• [Supplied data]
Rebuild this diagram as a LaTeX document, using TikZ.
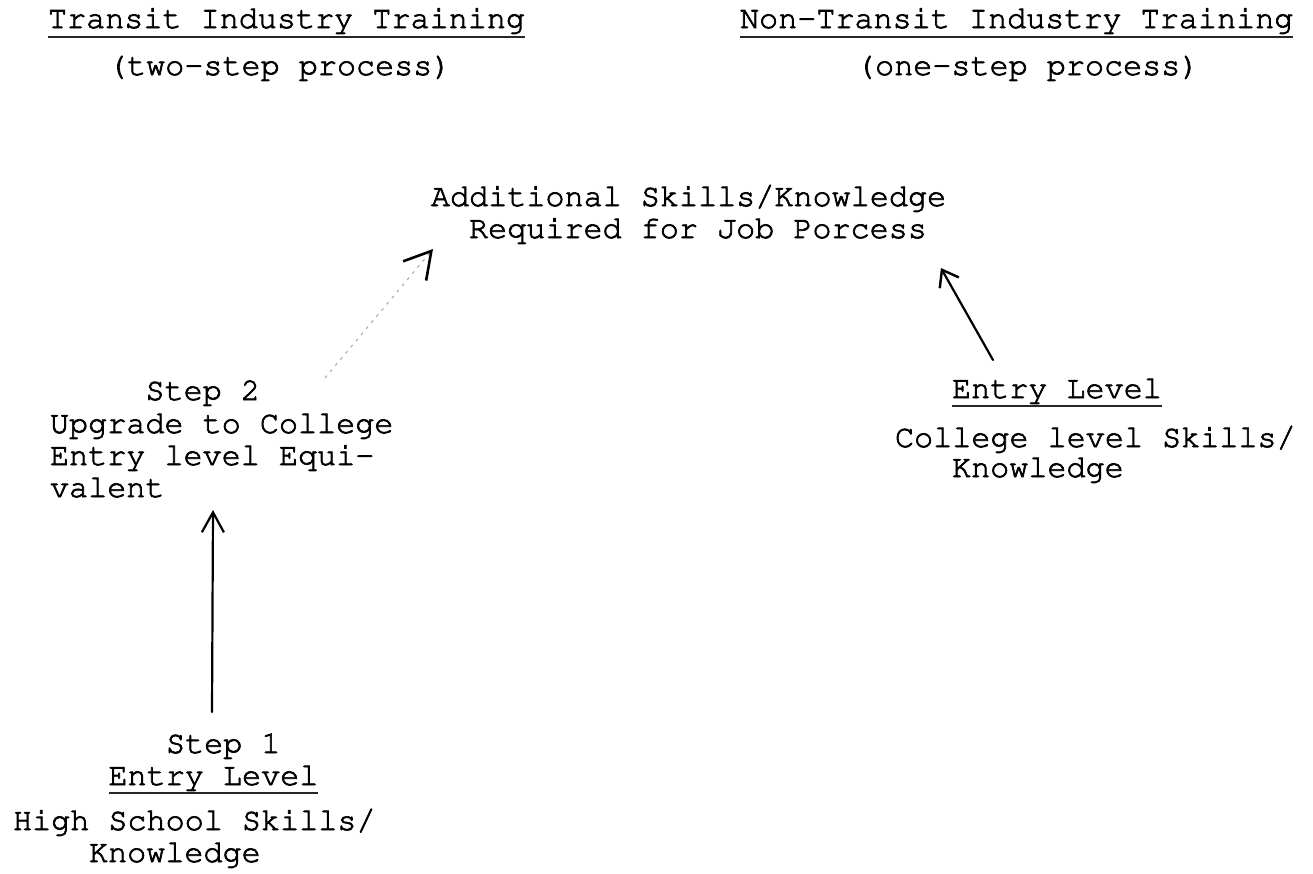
\documentclass[tikz,border=0pt]{standalone}
\usepackage[T1]{fontenc}
\usepackage{courier}
\usetikzlibrary{arrows.meta}
% typewriter ink: fill and stroke the glyph outlines for a slightly heavier face
\newcommand\inkon{\special{pdf:literal direct 2 Tr 0.7 w}}
\newcommand\inkoff{\special{pdf:literal direct 0 Tr}}
\begin{document}
\begin{tikzpicture}[x=1pt,y=-1pt,
  txt/.style={anchor=base west, inner sep=0pt, outer sep=0pt,
    font=\fontsize{31.8}{32}\selectfont\ttfamily\inkon,
    execute at end node=\inkoff},
  uline/.style={line width=1.8pt, black!85},
  pen/.style={line width=2.2pt, line cap=round},
  barbV/.style={-{Straight Barb[length=20pt,width=22pt,line width=2.2pt]}},
  barbR/.style={-{Straight Barb[length=15pt,width=22pt,line width=2.4pt]}},
  barbD/.style={-{Straight Barb[length=26pt,width=30pt,line width=2.6pt,color=black]}},
  dots/.style={line width=1pt, gray!70, dash pattern=on 3pt off 5pt},
]
\useasboundingbox (0,0) rectangle (1313,873);

% headings
\node[txt] (ttl1) at (48,28) {Transit Industry Training};
\node[txt] (sub1) at (108,75) {(two-step process)};
\node[txt] (ttl2) at (740,28) {Non-Transit Industry Training};
\node[txt] (sub2) at (856,75) {(one-step process)};
\draw[uline] ([shift={(0,9)}]ttl1.base west) -- ([shift={(0,9)}]ttl1.base east);
\draw[uline] ([shift={(0,9)}]ttl2.base west) -- ([shift={(0,9)}]ttl2.base east);

% goal
\node[txt] (add1) at (431,206) {Additional Skills/Knowledge};
\node[txt] (add2) at (469,238) {Required for Job Porcess};

% step 2
\node[txt] (s2a) at (145.5,400) {Step 2};
\node[txt] (s2b) at (50,433) {Upgrade to College};
\node[txt] (s2c) at (50,465) {Entry level Equi-};
\node[txt] (s2d) at (50,497) {valent};

% step 1
\node[txt] (s1a) at (166,753) {Step 1};
\node[txt] (s1b) at (108.5,785) {Entry Level};
\node[txt] (s1c) at (13,830) {High School Skills/};
\node[txt] (s1d) at (89,862) {Knowledge};
\draw[uline] ([shift={(0,8)}]s1b.base west) -- ([shift={(0,8)}]s1b.base east);

% non-transit entry level
\node[txt] (r1) at (952,398) {Entry Level};
\node[txt] (r2) at (895,447) {College level Skills/};
\node[txt] (r3) at (952,477) {Knowledge};
\draw[uline] ([shift={(0,8)}]r1.base west) -- ([shift={(0,8)}]r1.base east);

% connectors
\draw[pen, barbV] ([shift={(46,-41)}]s1a.base west) -- ([shift={(163,13)}]s2d.base west);
\draw[dots, barbD] ([shift={(275,-55)}]s2b.base west) -- ([shift={(-36,11)}]add2.base west);
\draw[pen, barbR] ([shift={(41,-38)}]r1.base west) -- ([shift={(14,30)}]add2.base east);
\end{tikzpicture}
\end{document}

• [Written instruction] Please extract exactly the lines of the data, from the first through the line containing "(add2) at (469,238)", and add no pictures to the copy.

• [Reply to the task]
Rebuild this diagram as a LaTeX document, using TikZ.
\documentclass[tikz,border=0pt]{standalone}
\usepackage[T1]{fontenc}
\usepackage{courier}
\usetikzlibrary{arrows.meta}
% typewriter ink: fill and stroke the glyph outlines for a slightly heavier face
\newcommand\inkon{\special{pdf:literal direct 2 Tr 0.7 w}}
\newcommand\inkoff{\special{pdf:literal direct 0 Tr}}
\begin{document}
\begin{tikzpicture}[x=1pt,y=-1pt,
  txt/.style={anchor=base west, inner sep=0pt, outer sep=0pt,
    font=\fontsize{31.8}{32}\selectfont\ttfamily\inkon,
    execute at end node=\inkoff},
  uline/.style={line width=1.8pt, black!85},
  pen/.style={line width=2.2pt, line cap=round},
  barbV/.style={-{Straight Barb[length=20pt,width=22pt,line width=2.2pt]}},
  barbR/.style={-{Straight Barb[length=15pt,width=22pt,line width=2.4pt]}},
  barbD/.style={-{Straight Barb[length=26pt,width=30pt,line width=2.6pt,color=black]}},
  dots/.style={line width=1pt, gray!70, dash pattern=on 3pt off 5pt},
]
\useasboundingbox (0,0) rectangle (1313,873);

% headings
\node[txt] (ttl1) at (48,28) {Transit Industry Training};
\node[txt] (sub1) at (108,75) {(two-step process)};
\node[txt] (ttl2) at (740,28) {Non-Transit Industry Training};
\node[txt] (sub2) at (856,75) {(one-step process)};
\draw[uline] ([shift={(0,9)}]ttl1.base west) -- ([shift={(0,9)}]ttl1.base east);
\draw[uline] ([shift={(0,9)}]ttl2.base west) -- ([shift={(0,9)}]ttl2.base east);

% goal
\node[txt] (add1) at (431,206) {Additional Skills/Knowledge};
\node[txt] (add2) at (469,238) {Required for Job Porcess};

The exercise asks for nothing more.